South Africa’s shutdown threatens PGM supply. South Africa has been placed on a 21-day lockdown to slow the spread of the coronavirus. Underground mining operations will be put on care and maintenance for a minimum of three weeks, and there is a possibility (given today’s low metal price regime) that a few marginal shafts may remain closed for even longer. However, smelters and refineries may remain operational on a lower-scaled basis, meaning the processing of stockpiled surface material will continue. These plants are highly cash generative and are strong contributors to the South African economy. Mining operations at Anglo American Platinum’s Mogalakwena (open pit) and Mototolo (highly mechanised) mines may also continue on a reduced basis. There is a possibility that this shutdown will cause delays to mine expansions and new projects. South Africa accounts for 70% of the world’s supply of platinum, 35% of palladium, 81% of rhodium, 80% of iridium and 90% of ruthenium.

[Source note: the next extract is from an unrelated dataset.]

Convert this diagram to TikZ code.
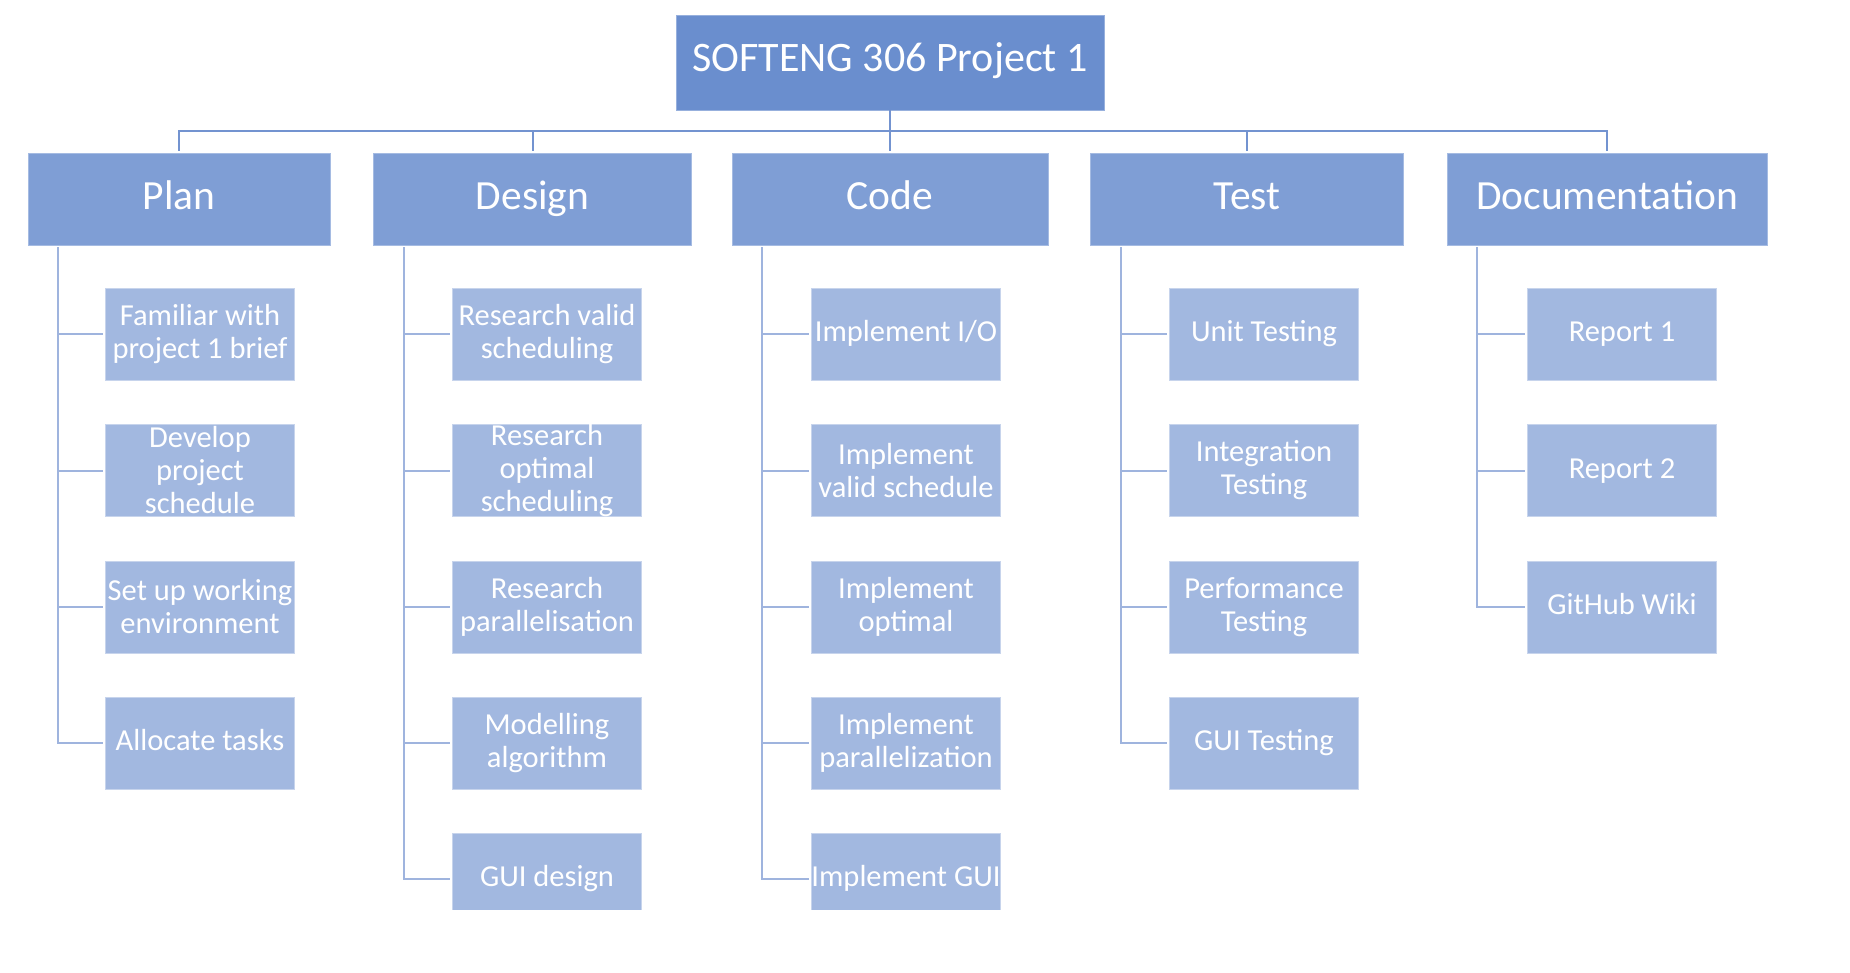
\documentclass[tikz,border=0pt]{standalone}
\usepackage{fontspec}
\setmainfont{Carlito}
\definecolor{rootblue}{HTML}{6A8ECE}
\definecolor{phaseblue}{HTML}{7F9ED5}
\definecolor{taskblue}{HTML}{A2B8E0}
\definecolor{trunkline}{HTML}{7393D0}
\definecolor{branchline}{HTML}{9FB4DE}
\begin{document}
\begin{tikzpicture}[x=1pt,y=-1pt,
  rootbox/.style={fill=rootblue,draw=rootblue!70!white,line width=0.8pt,text=white,
    minimum width=428pt,minimum height=95pt,inner sep=0pt,
    text height=30.2pt,text depth=11.8pt,
    font=\fontsize{42}{46}\selectfont},
  phasebox/.style={fill=phaseblue,draw=phaseblue!70!white,line width=0.8pt,text=white,
    minimum height=92pt,inner sep=0pt,text height=31pt,text depth=10.4pt,
    font=\fontsize{41.5}{46}\selectfont},
  taskbox/.style={fill=taskblue,draw=taskblue!60!white,line width=0.8pt,text=white,
    minimum width=189pt,minimum height=92pt,inner sep=0pt,align=center,
    font=\fontsize{30.5}{33}\selectfont},
  oneline/.style={text height=22.9pt,text depth=7.6pt},
  trunk/.style={draw=trunkline,line width=2pt},
  branch/.style={draw=branchline,line width=2pt,shorten >=2pt},
]
\useasboundingbox (0,0) rectangle (1850,972);
\begin{scope}
\clip (0,0) rectangle (1850,909);

% top of the tree
\node[rootbox] (root) at (890,62.5) {SOFTENG 306 Project 1};

% phases
\node[phasebox,minimum width=302pt] (plan) at (179,199) {Plan};
\node[phasebox,minimum width=318pt] (design) at (532.5,199) {Design};
\node[phasebox,minimum width=316pt] (code) at (890,199) {Code};
\node[phasebox,minimum width=313pt] (test) at (1247,199) {Test};
\node[phasebox,minimum width=320pt] (doc) at (1607,199) {Documentation};

% tasks of each phase
\node[taskbox] (p1) at (200,334) {Familiar with\\project 1 brief};
\node[taskbox] (p2) at (200,470.5) {Develop\\project\\schedule};
\node[taskbox] (p3) at (200,607) {Set up working\\environment};
\node[taskbox,oneline] (p4) at (200,743) {Allocate tasks};

\node[taskbox] (d1) at (547,334) {Research valid\\scheduling};
\node[taskbox] (d2) at (547,470.5) {Research\\optimal\\scheduling};
\node[taskbox] (d3) at (547,607) {Research\\parallelisation};
\node[taskbox] (d4) at (547,743) {Modelling\\algorithm};
\node[taskbox,oneline] (d5) at (547,879) {GUI design};

\node[taskbox,oneline] (c1) at (906,334) {Implement I/O};
\node[taskbox] (c2) at (906,470.5) {Implement\\valid schedule};
\node[taskbox] (c3) at (906,607) {Implement\\optimal};
\node[taskbox] (c4) at (906,743) {Implement\\parallelization};
\node[taskbox,oneline] (c5) at (906,879) {Implement GUI};

\node[taskbox,oneline] (t1) at (1264,334) {Unit Testing};
\node[taskbox] (t2) at (1264,470.5) {Integration\\Testing};
\node[taskbox] (t3) at (1264,607) {Performance\\Testing};
\node[taskbox,oneline] (t4) at (1264,743) {GUI Testing};

\node[taskbox,oneline] (r1) at (1622,334) {Report 1};
\node[taskbox,oneline] (r2) at (1622,470.5) {Report 2};
\node[taskbox,oneline] (r3) at (1622,607) {GitHub Wiki};

% root to phases
\coordinate (bus) at (890,131);
\foreach \ph in {plan,design,code,test,doc}
  \draw[trunk] (root.south) -- (bus) -| ([yshift=2pt]\ph.north);

% spines under each phase
\coordinate (plans) at ([xshift=30.5pt,yshift=-2pt]plan.south west);
\coordinate (designs) at ([xshift=30.5pt,yshift=-2pt]design.south west);
\coordinate (codes) at ([xshift=30.5pt,yshift=-2pt]code.south west);
\coordinate (tests) at ([xshift=30.5pt,yshift=-2pt]test.south west);
\coordinate (docs) at ([xshift=30.5pt,yshift=-2pt]doc.south west);

\draw[branch] (plans) |- (p4.west);
\foreach \t in {p1,p2,p3} \draw[branch] (plans |- \t.west) -- (\t.west);
\draw[branch] (designs) |- (d5.west);
\foreach \t in {d1,d2,d3,d4} \draw[branch] (designs |- \t.west) -- (\t.west);
\draw[branch] (codes) |- (c5.west);
\foreach \t in {c1,c2,c3,c4} \draw[branch] (codes |- \t.west) -- (\t.west);
\draw[branch] (tests) |- (t4.west);
\foreach \t in {t1,t2,t3} \draw[branch] (tests |- \t.west) -- (\t.west);
\draw[branch] (docs) |- (r3.west);
\foreach \t in {r1,r2} \draw[branch] (docs |- \t.west) -- (\t.west);
\end{scope}
\end{tikzpicture}
\end{document}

The tight palladium market, with its geographically diverse supply base, is less exposed to South Africa’s temporary shutdown. Nevertheless, the palladium price rallied, gaining $420/oz (+20%) on the news of South Africa’s shutdown. Mines in other key regions such as Russia and North America remain operational, but the situation is constantly changing. Sibanye-Stillwater will be maintaining output from its US operations (Stillwater), but there will be a temporary impact on production growth from the Blitz project. In Russia, Nornickel’s PGM output remains unchanged.
Russian Platinum continues alone with the Arctic Palladium project. Russian Platinum has withdrawn from the joint venture with Nornickel regarding the future Arctic Palladium project, owing to a lack of approval by one of Nornickel’s shareholders. Russian Platinum will proceed with the development of the Chernogorskoye and the southern part of the Norilsk-1 deposit on its own, which means the total size of the project has reduced by around a third. The development of the first deposit is due to start from 2024. Details of the services and resources Nornickel can offer are still in discussion.
The world is shutting down as China starts to revive. Most car plants in China are starting to ramp up production after extended closures for much of the first quarter, providing modest relief for global manufacturers as the COVID-19 outbreak causes factories to shut down across the rest of the world. Annual sales in China are predicted to decline by 10% this year (source: China Passenger Car Association), with demand expected to return to normal in the second half of the year. However, the outlook for the global market is continually changing and remains weak. Most plants across Europe, the US and Latin America are now closed, pushing the palladium and rhodium markets into an inevitable surplus.
All precious metals prices bounced last week. Sentiment became more positive and stock markets rallied while the dollarweakened. Sharp rebounds often occur after rapid price declines, but it could simply be a short covering rally. If so, further downside is possible in the near term. The news of supply disruption from South Africa provided an additional boost on Wednesday, however, and saw the rhodium price rally $3,000/oz (+46%) in a day before closing the week up 92%. The fall in demand for metal following the initial shutdown in China is likely to have been partially offset by stockpiling while prices were low earlier in the month.
Gold rallied last week, driven by strong physical demand, after three major metal refineries in Switzerland suspended operations due to COVID-19 and travel restrictions started to threaten the movement of metal around the world. The price on the COMEX gold futures exchange in New York reached a $70/oz premium over the London spot price on Tuesday due to a shortage of the 100-oz bars required to settle futures contracts in the US. The prices usually trade within a few dollars of each other. CME Group launched a new futures contract on Tuesday evening that could be settled against the delivery of 400-oz or 1-kg gold bars, in addition to the usual 100-oz bar, to relieve liquidity issues. The gold price is now up 6% over the year to date, while silver is down 20% despite reports of strong coin and bar demand. The gold:silver ratio is still high (112.8) and silver continues to underperform.